Si mes souvenirs sont exacts, cette histoire se passait en 1954; j’étais alors en 9e année au couvent dans la classe qu’on appelait « l’Académie », qui regroupait les filles de la 8e à la 12e année. De temps à autre, notre professeur nous donnait une leçon qui variait entre le cours de personnalité, d’hygiène ou de politesse. Parfois il arrivait qu’elle nous entretienne plutôt de ce qu’on pourrait qualifier d’histoire locale. Cela dépendait de la saison, ou des évènements. Le terme « histoire locale » englobait une foule de choses. Il pouvait s’agir des différentes professions exercées dans la paroisse – remarquez que le terme « municipalité » n’était pas d’usage courant. Ce cours était parfois pratique, parfois critique… j’en ai oublié des grands bouts!
Je me souviens surtout de la fois où elle nous avait demandé de dénombrer les hôtels et les garages dans la paroisse de Deschambault. Plusieurs parmi nous ne connaissions pas tous ces établissements… surtout que nous n’étions clientes ni des garages, ni des hôtels. En fait, notre professeur voulait faire ressortir une situation qu’elle déplorait. D’après elle, il y avait trop de garages; j’ignore encore pourquoi. Sans doute à cause des émanations d’essence, mais je n’en suis pas sûre. Chose certaine, du point de vue de la religieuse, il y avait beaucoup trop d’hôtels, ce qui encourageait les gens à consommer des boissons alcooliques. Il est vrai que c’était à l’époque des débuts du Cercle Lacordaire, qui prônait l’abstinence totale, mais les religieuses du couvent n’en faisaient pas partie, que je sache.

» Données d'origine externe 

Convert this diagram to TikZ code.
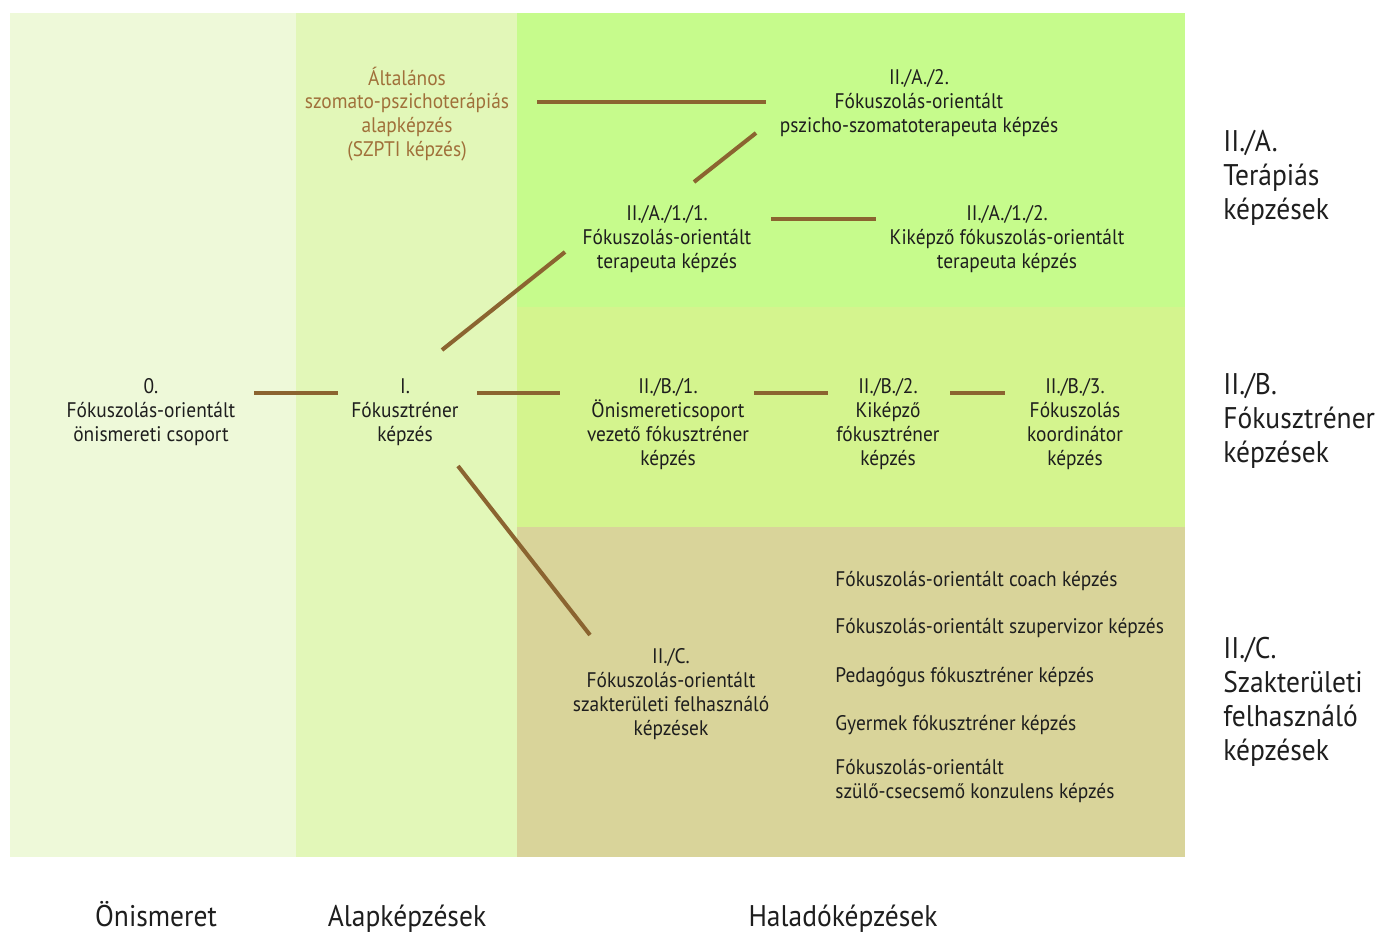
\documentclass[tikz,border=0pt]{standalone}
\usepackage{fontspec}
\setmainfont{PT Sans}[FakeStretch=0.92]
\usetikzlibrary{positioning}
\definecolor{onism}{RGB}{238,249,217}
\definecolor{alap}{RGB}{226,247,184}
\definecolor{terap}{RGB}{198,251,140}
\definecolor{trener}{RGB}{212,244,142}
\definecolor{szakt}{RGB}{217,212,154}
\definecolor{barna}{RGB}{139,100,48}
\definecolor{barnatxt}{RGB}{160,112,58}
\definecolor{txt}{RGB}{30,30,30}

\begin{document}
\begin{tikzpicture}[x=0.02cm, y=-0.02cm,
                    box/.style = {align=center, inner sep=0pt, text=txt,
                                  font=\fontsize{12}{13.6}\selectfont},
                    item/.style = {align=left, anchor=west, inner sep=0pt, text=txt,
                                   font=\fontsize{12}{13.6}\selectfont},
                    side/.style = {align=left, anchor=west, inner sep=0pt, text=txt,
                                   font=\fontsize{17}{19.3}\selectfont},
                    foot/.style = {anchor=base, inner sep=0pt, text=txt, font=\fontsize{17}{20}\selectfont},
                    link/.style = {draw=barna, line width=2.3pt}]
    \useasboundingbox (0,0) rectangle (1378,935);

    % columns and bands
    \fill[onism] (10,13) rectangle (296,857);
    \fill[alap] (296,13) rectangle (517,857);
    \fill[terap] (517,13) rectangle (1185,307);
    \fill[trener] (517,307) rectangle (1185,527);
    \fill[szakt] (517,527) rectangle (1185,857);

    \node[box] (n0) at (151,412) {0.\\Fókuszolás-orientált\\önismereti csoport};
    \node[box] (nI) at (405,412) {I.\\Fókusztréner\\képzés};
    \node[box, text=barnatxt] (szpti) at (407,114)
        {Általános\\szomato-pszichoterápiás\\alapképzés\\(SZPTI képzés)};
    \node[box] (a2) at (919,103) {II./A./2.\\Fókuszolás-orientált\\pszicho-szomatoterapeuta képzés};
    \node[box] (a11) at (667,239) {II./A./1./1.\\Fókuszolás-orientált\\terapeuta képzés};
    \node[box] (a12) at (1007,239) {II./A./1./2.\\Kiképző fókuszolás-orientált\\terapeuta képzés};
    \node[box] (b1) at (668,424) {II./B./1.\\Önismereticsoport\\vezető fókusztréner\\képzés};
    \node[box] (b2) at (888,424) {II./B./2.\\Kiképző\\fókusztréner\\képzés};
    \node[box] (b3) at (1075,424) {II./B./3.\\Fókuszolás\\koordinátor\\képzés};
    \node[box] (c) at (671,694) {II./C.\\Fókuszolás-orientált\\szakterületi felhasználó\\képzések};

    % szakteruleti list
    \node[item] (c1) at (835,581) {Fókuszolás-orientált coach képzés};
    \node[item] (c2) at (835,628) {Fókuszolás-orientált szupervizor képzés};
    \node[item] (c3) at (835,677) {Pedagógus fókusztréner képzés};
    \node[item] (c4) at (835,725) {Gyermek fókusztréner képzés};
    \node[item] (c5) at (835,781) {Fókuszolás-orientált\\szülő-csecsemő konzulens képzés};

    \node[side] (sa) at (1223,178) {II./A.\\Terápiás\\képzések};
    \node[side] (sb) at (1223,421) {II./B.\\Fókusztréner\\képzések};
    \node[side] (sc) at (1223,702) {II./C.\\Szakterületi\\felhasználó\\képzések};

    \node[foot] (f0) at (156,926) {Önismeret};
    \node[foot] (f1) at (407,926) {Alapképzések};
    \node[foot] (f2) at (843,926) {Haladóképzések};

    \draw[link] ([shift={(103,-19)}]n0.center) -- ([shift={(-67,-19)}]nI.center);
    \draw[link] ([shift={(72,-19)}]nI.center) -- ([shift={(-108,-31)}]b1.center);
    \draw[link] ([shift={(86,-31)}]b1.center) -- ([shift={(-60,-31)}]b2.center);
    \draw[link] ([shift={(62,-31)}]b2.center) -- ([shift={(-70,-31)}]b3.center);
    \draw[link] ([shift={(37,-62)}]nI.center) -- ([shift={(-102,13)}]a11.center);
    \draw[link] ([shift={(27,-57)}]a11.center) -- ([shift={(-163,30)}]a2.center);
    \draw[link] ([shift={(130,-12)}]szpti.center) -- ([shift={(-153,-1)}]a2.center);
    \draw[link] ([shift={(104,-20)}]a11.center) -- ([shift={(-131,-20)}]a12.center);
    \draw[link] ([shift={(53,54)}]nI.center) -- ([shift={(-81,-59)}]c.center);
\end{tikzpicture}
\end{document}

J’espère me souvenir de la nomenclature qui avait découlé de la recherche minutieuse dont cette leçon de choses – si on peut appeler ça ainsi – avait fait l’objet. Dans les années 50, les garages devaient faire des affaires d’or, si j’en juge par le nombre de ces commerces. En partant de Portneuf, il y avait le Garage Shell; je ne me souviens pas s’il y a eu un autre propriétaire avant l’arrivée de M. René Janelle. Tout près, il y avait un autre garage, dont le propriétaire était M. Solyme Paquin; ce garage est devenu par la suite le restaurant Pizza Pierre. À l’intersection de la route Proulx et de la rue Johnson, il y avait encore un garage, le détaillant Fina, je ne me souviens pas qui en était le propriétaire au début. Au coin de la rue Saint-Joseph, à deux pas du Central, s’élevait le Garage Mayrand, une imposante bâtisse qui possédait deux logements à l’étage. Au moins deux graves accidents d’autos ont amené la démolition de presque la moitié de cet édifice. Pas loin de l’école du village, était situé le garage des Autobus Gauthier, qui abrite maintenant la caserne des pompiers.
On longeait ensuite la route 2, qu’on appelle aujourd’hui le Chemin du Roy, jusqu’au garage de M. Jean-Paul Hamelin, lequel se spécialisait dans la réparation des voitures européennes. Un peu plus loin, au coin de la route Dussault, se retrouvaient, presque face à face, le Garage Boisvert, du côté nord et le Garage Chevalier, qui avoisinait l’hôtel Le Vieux Bardeau. Comme plusieurs garagistes à cette époque, M. Gérard Chevalier vendait des voitures usagées et, pour occuper ses loisirs, il avait aussi un orchestre de musique de danse. Il n’était pas rare que les gens cumulent plusieurs emplois… si les diplômes étaient rares, les expériences de travail ne manquaient pas! Si je sais bien compter, nous avions donc 8 garages pour une population d’environ 1 500 habitants; et tout ça sur le « rang d’en bas ». Je ne me souviens pas s’il y en avait dans les 2e et 3e rangs. C’était quand même à l’époque où les rangs et le village formaient deux municipalités distinctes.
Je vous reviens prochainement avec la suite de mes travaux scolaires de 1954 : les hôtels!
© Madeleine Genest Bouillé, 16 mai 2016
N.B. Une amie me rappelle qu’il y avait aussi, à la sortie ouest du village, le garage de M. Maurice Julien (avant les propriétaires Martin et Maurice Faucher) et que le garage Fina au coin de la route Proulx était tenu par M. Octave Beaupré. Merci Jacqueline C. pour ces précisions!